The method of rebellion against the tyrannical imposition of "law" by the Supreme Court of the United States in respect of gay "marriage" is found in legal guerrilla warfare. It will not be found by standing and fighting on one's religious rights under the First Amendment. Religious objectors will simply get steamrollered or be brushed aside somehow, as happened to the unfortunate Kim Davis. By refusing to get involved in marriage at all, or messing up the system in some other way, are the methods of legal guerrilla warfare.
By bringing the entire legal apparatus of marriage to a standstill, pressure is put on the Supreme Court to deal with the mess they created.
By not objecting on religious grounds but on something else, something based in law, the gay rights fanatics have less of a target to attack. It is also important that everyone who objects to the tyrannical imposition of "law" by the Supreme Court to become engaged in undermining the process. That makes it harder to target any particular person.

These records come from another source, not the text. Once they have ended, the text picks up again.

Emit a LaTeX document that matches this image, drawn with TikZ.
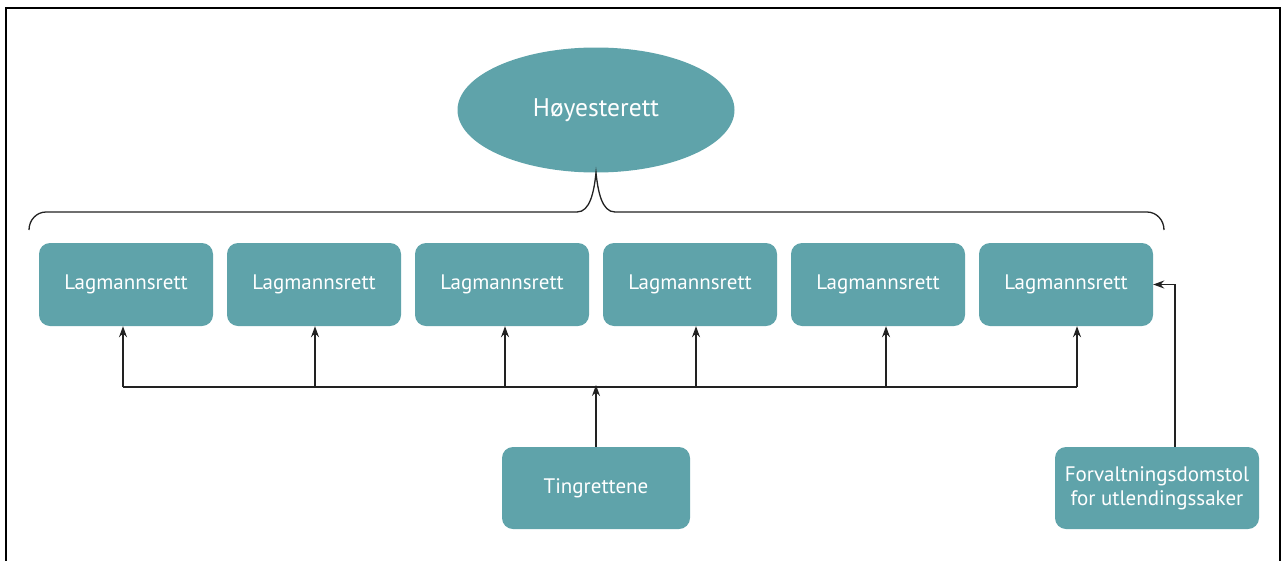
\documentclass[tikz,border=0pt]{standalone}
\usepackage{fontspec}
\setmainfont{PT Sans}
\usetikzlibrary{arrows.meta,shapes.geometric}
\definecolor{court}{HTML}{5FA3AA}
\definecolor{wire}{HTML}{222222}
\tikzset{
  court/.style={fill=court, draw=none, text=white, rounded corners=11pt,
    minimum width=174pt, minimum height=83pt, inner sep=0pt, align=center,
    font=\fontsize{21}{24}\selectfont},
  wire/.style={draw=wire, line width=1.3pt},
  arr/.style={wire, -{Stealth[length=11pt,width=8pt]}},
}
\begin{document}
\begin{tikzpicture}[x=1pt,y=-1pt]
\useasboundingbox (0,0) rectangle (1282,560);
% outer frame (open at the bottom edge of the page)
\begin{scope}
\clip (0,0) rectangle (1282,560);
\draw[line width=2.8pt] (6,8) rectangle (1280,600);
\end{scope}

% supreme court
\node[ellipse, fill=court, text=white, minimum width=277pt, minimum height=125pt,
  inner sep=0pt, font=\fontsize{25.5}{28}\selectfont] (H) at (596,110) {Høyesterett};

% brace under the supreme court
\coordinate (bl) at (29,230);
\coordinate (br) at (1164,230);
\draw[wire] (bl) to[out=90,in=180] (46,212) -- (577,212)
  .. controls (590,212) and (594,192) .. (H.south)
  .. controls (598,192) and (602,212) .. (615,212) -- (1147,212)
  to[out=0,in=90] (br);

% courts of appeal
\node[court] (L1) at (126,284.5) {Lagmannsrett};
\node[court] (L2) at (314,284.5) {Lagmannsrett};
\node[court] (L3) at (502,284.5) {Lagmannsrett};
\node[court] (L4) at (690,284.5) {Lagmannsrett};
\node[court] (L5) at (878,284.5) {Lagmannsrett};
\node[court] (L6) at (1066,284.5) {Lagmannsrett};

% lower courts
\node[court, minimum width=188pt, minimum height=82pt] (T) at (596,488) {Tingrettene};
\node[court, minimum width=204pt, minimum height=82pt] (F) at (1157,488)
  {Forvaltningsdomstol\\for utlendingssaker};

% distribution bus
\coordinate (b1) at (123,387);
\coordinate (b2) at (315,387);
\coordinate (b3) at (505,387);
\coordinate (b4) at (696,387);
\coordinate (b5) at (886,387);
\coordinate (b6) at (1077,387);
\draw[wire] (b1) -- (b6);
\foreach \i in {1,...,6} {
  \draw[arr] (b\i) -- (b\i |- L\i.south);
}
\draw[arr] (T.north) -- ([yshift=2pt]T.north |- b1);
\draw[arr] ([xshift=18pt]F.north) |- (L6.east);
\end{tikzpicture}
\end{document}
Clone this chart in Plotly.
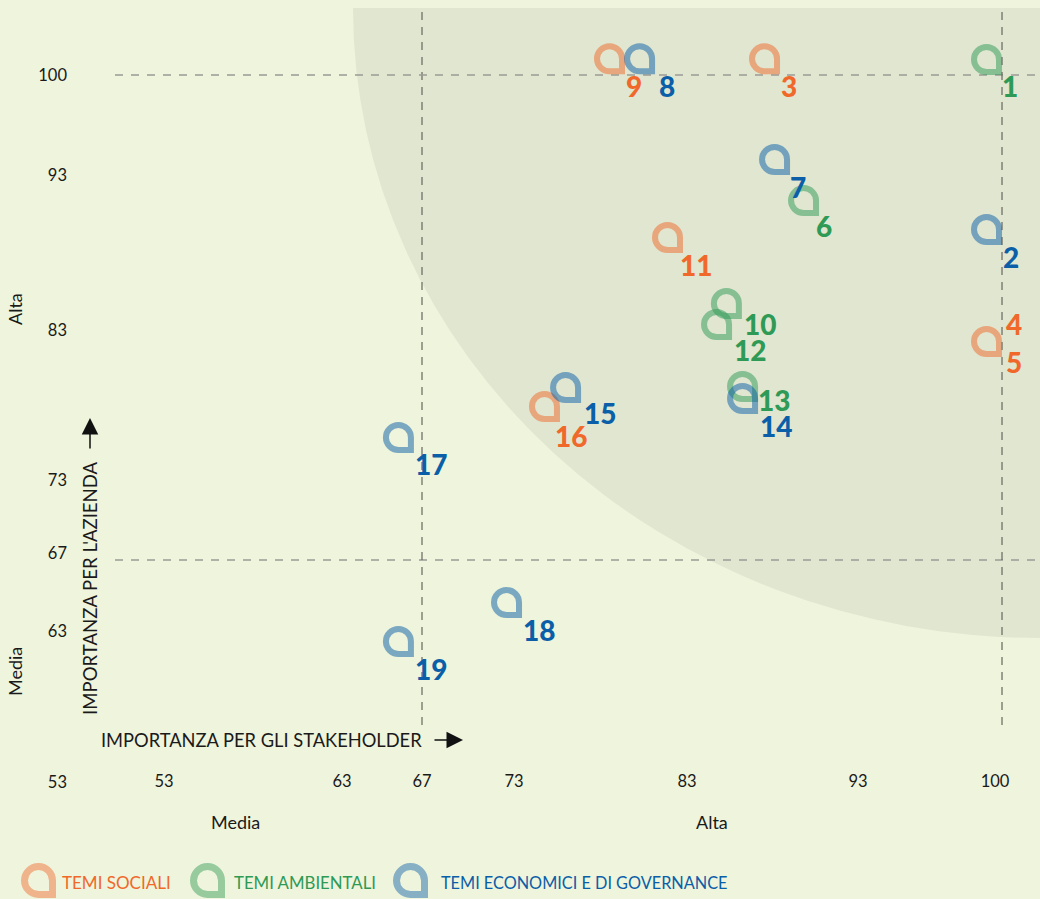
import plotly.graph_objects as go

# ---- data ----
SOCIAL_IDS = ["3", "4", "5", "9", "11", "16"]
SOCIAL_X = [87.37, 100.0, 100.0, 78.55, 81.85, 74.85]
SOCIAL_Y = [100.05, 80.81, 80.81, 100.05, 87.89, 76.39]
ENV_IDS = ["1", "6", "10", "12", "13"]
ENV_X = [100.0, 89.59, 85.2, 84.64, 86.12]
ENV_Y = [100.0, 90.4, 83.4, 81.97, 77.75]
GOV_IDS = ["2", "7", "8", "14", "15", "17", "18", "19"]
GOV_X = [100.0, 87.94, 80.26, 86.12, 76.05, 66.54, 72.69, 66.54]
GOV_Y = [88.43, 93.2, 100.05, 76.93, 77.68, 74.28, 63.05, 60.4]

X_TICK_LABELS = ["53", "63", "67", "73", "83", "93", "100"]
Y_TICK_LABELS = ["100", "93", "83", "73", "67", "63", "53"]
THRESHOLD_LOW = 67
THRESHOLD_HIGH = 100

# ---- styling / layout ----
W, H = 1040, 899
ML, MR, MT, MB = 68, 0, 8, 104
PW, PH = W - ML - MR, H - MT - MB
BG = "#eff4dc"
SHADE = "#e0e6d0"
ORANGE, GREEN, BLUE = "#f0682a", "#2e9a55", "#0a5fa8"
FONT = "Lato"

XS = 17.576   # px per x unit
YS = 14.697   # px per y unit
X_PX67, Y_PX100 = 422, 75
XR = [67 + (ML - X_PX67) / XS, 67 + (W - X_PX67) / XS]
YR = [100 - (H - MB - Y_PX100) / YS, 100 - (MT - Y_PX100) / YS]


def dx(px):
    return 67 + (px - X_PX67) / XS


def dy(py):
    return 100 - (py - Y_PX100) / YS


def px_paper(px):
    return (px - ML) / PW


def py_paper(py):
    return (H - MB - py) / PH


X_TICK_PX = [164, 342, 422, 514, 687, 858, 995]
Y_TICK_PX = [75, 175, 330, 480, 553, 631, 782]

LABEL_OFFSETS = {
    "1": (8, 11), "2": (9, 12), "3": (9, 12), "4": (12, -33), "5": (12, 5),
    "6": (5, 10), "7": (8, 12), "8": (12, 12), "9": (9, 12), "10": (18, 5),
    "11": (13, 12), "12": (18, 10), "13": (16, -2), "14": (18, 12),
    "15": (19, 10), "16": (11, 14), "17": (17, 11), "18": (17, 12), "19": (17, 12),
}


def pin_path(outer, stroke):
    """Teardrop ring with its square corner at the anchor (pixel mode, y up)."""
    r = outer - stroke / 2
    c = outer
    k = 0.5523 * r
    e = stroke / 2
    p = lambda a, b: f"{-a:.2f},{b:.2f}"
    return (
        f"M {p(e, e)} L {p(e, c)} "
        f"C {p(e, c + k)} {p(c - k, c + r)} {p(c, c + r)} "
        f"C {p(c + k, c + r)} {p(c + r, c + k)} {p(c + r, c)} "
        f"C {p(c + r, c - k)} {p(c + k, e)} {p(c, e)} Z"
    )


PIN = pin_path(15.5, 6)
PIN_LEGEND = pin_path(17.5, 7)

shapes = [
    dict(type="circle", xref="x", yref="y", layer="below",
         x0=dx(W - 687), x1=dx(W + 687), y0=dy(MT - 630), y1=dy(MT + 630),
         fillcolor=SHADE, line=dict(width=0)),
]
h_dash = dict(color="#9a9a94", width=1.4, dash="8px,8px")
v_dash = dict(color="#66675f", width=1.2, dash="8px,7px")
for v in (THRESHOLD_LOW, THRESHOLD_HIGH):
    shapes.append(dict(type="line", xref="x", yref="y", layer="below",
                       x0=dx(115), x1=XR[1], y0=v, y1=v, line=h_dash))
    shapes.append(dict(type="line", xref="x", yref="y", layer="below",
                       x0=v, x1=v, y0=dy(725), y1=YR[1], line=v_dash))

series = [
    ("TEMI SOCIALI", SOCIAL_IDS, SOCIAL_X, SOCIAL_Y, ORANGE),
    ("TEMI AMBIENTALI", ENV_IDS, ENV_X, ENV_Y, GREEN),
    ("TEMI ECONOMICI E DI GOVERNANCE", GOV_IDS, GOV_X, GOV_Y, BLUE),
]

fig = go.Figure()
annotations = []
for name, ids, xs, ys, col in series:
    fig.add_trace(go.Scatter(x=xs, y=ys, mode="markers", name=name, text=ids,
                             marker=dict(size=16, color=col, opacity=0), showlegend=False))
    drawn = set()
    for i, x, y in zip(ids, xs, ys):
        if (x, y) not in drawn:
            drawn.add((x, y))
            shapes.append(dict(type="path", xref="x", yref="y", xsizemode="pixel",
                               ysizemode="pixel", xanchor=x, yanchor=y, path=PIN,
                               line=dict(color=col, width=6), opacity=0.5, layer="above"))
        ox, oy = LABEL_OFFSETS[i]
        annotations.append(dict(x=x, y=y, xref="x", yref="y", text=i, showarrow=False,
                                xshift=ox, yshift=-oy,
                                font=dict(family=FONT, size=28, color=col, weight=900)))

# legend (drawn by hand, pins run off the bottom edge)
legend_items = [(series[0], 56, 62, 17), (series[1], 225, 234, 16.8), (series[2], 428, 441, 16.3)]
for (name, _, _, _, col), tip, tx, sz in legend_items:
    shapes.append(dict(type="path", xref="paper", yref="paper", xsizemode="pixel",
                       ysizemode="pixel", xanchor=px_paper(tip), yanchor=py_paper(898), path=PIN_LEGEND,
                       line=dict(color=col, width=7), opacity=0.45, layer="above"))
    annotations.append(dict(x=px_paper(tx), y=py_paper(882), xref="paper", yref="paper", text=name,
                            showarrow=False, xanchor="left", yanchor="middle", xshift=-2,
                            font=dict(family=FONT, size=sz, color=col)))


def note(text, px, py, angle=0, size=18, anchor="center"):
    annotations.append(dict(x=px_paper(px), y=py_paper(py), xref="paper", yref="paper", text=text,
                            showarrow=False, textangle=angle, xanchor=anchor, yanchor="middle",
                            font=dict(family=FONT, size=size, color="#1a1a1a")))


note("Alta", 15, 309, -90)
note("Media", 15, 672, -90)
note("Media", 235, 822)
note("Alta", 712, 822)
note("IMPORTANZA PER L'AZIENDA", 90, 588, -90, 18.6)
note("IMPORTANZA PER GLI STAKEHOLDER", 261, 740, 0, 18.3)

for tx, ty, ax, ay in [(90, 418, 0, 32), (463, 740, -30, 0)]:
    annotations.append(dict(x=px_paper(tx), y=py_paper(ty), xref="paper", yref="paper", text="",
                            showarrow=True, axref="pixel", ayref="pixel", ax=ax, ay=ay,
                            arrowhead=2, arrowsize=2.2, arrowwidth=1.5, arrowcolor="#111111"))

tick_font = dict(size=16.5, color="#1a1a1a")
fig.update_layout(
    width=W, height=H, autosize=False,
    margin=dict(l=ML, r=MR, t=MT, b=MB, pad=0),
    paper_bgcolor=BG, plot_bgcolor=BG,
    font=dict(family=FONT, size=17, color="#1a1a1a"),
    shapes=shapes, annotations=annotations, showlegend=False,
    xaxis=dict(range=XR, showgrid=False, zeroline=False, showline=False, ticks="",
               tickmode="array", tickvals=[dx(p) for p in X_TICK_PX], ticktext=X_TICK_LABELS,
               ticklabelposition="outside", ticklabelstandoff=-26, tickfont=tick_font),
    yaxis=dict(range=YR, showgrid=False, zeroline=False, showline=False, ticks="",
               tickmode="array", tickvals=[dy(p) for p in Y_TICK_PX], ticktext=Y_TICK_LABELS,
               ticklabelposition="outside", tickfont=tick_font),
)

fig.write_html("out.html", config=dict(displayModeBar=False),
               post_script="document.body.style.margin='0';document.body.style.overflow='hidden';document.body.style.background='" + BG + "';")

To recap: The role of the Supreme Court is to say what the law is or is not. It cannot impose law; making law is the role of the legislature. Thus when in the case of Roe v. Wade and now gay "marriage" it is said that these cases are the "law of the land" it is implicitly admitted that the Supreme Court legislated in the manner of a tyrant. Laws of tyrants are sham laws, and are deserving of no respect.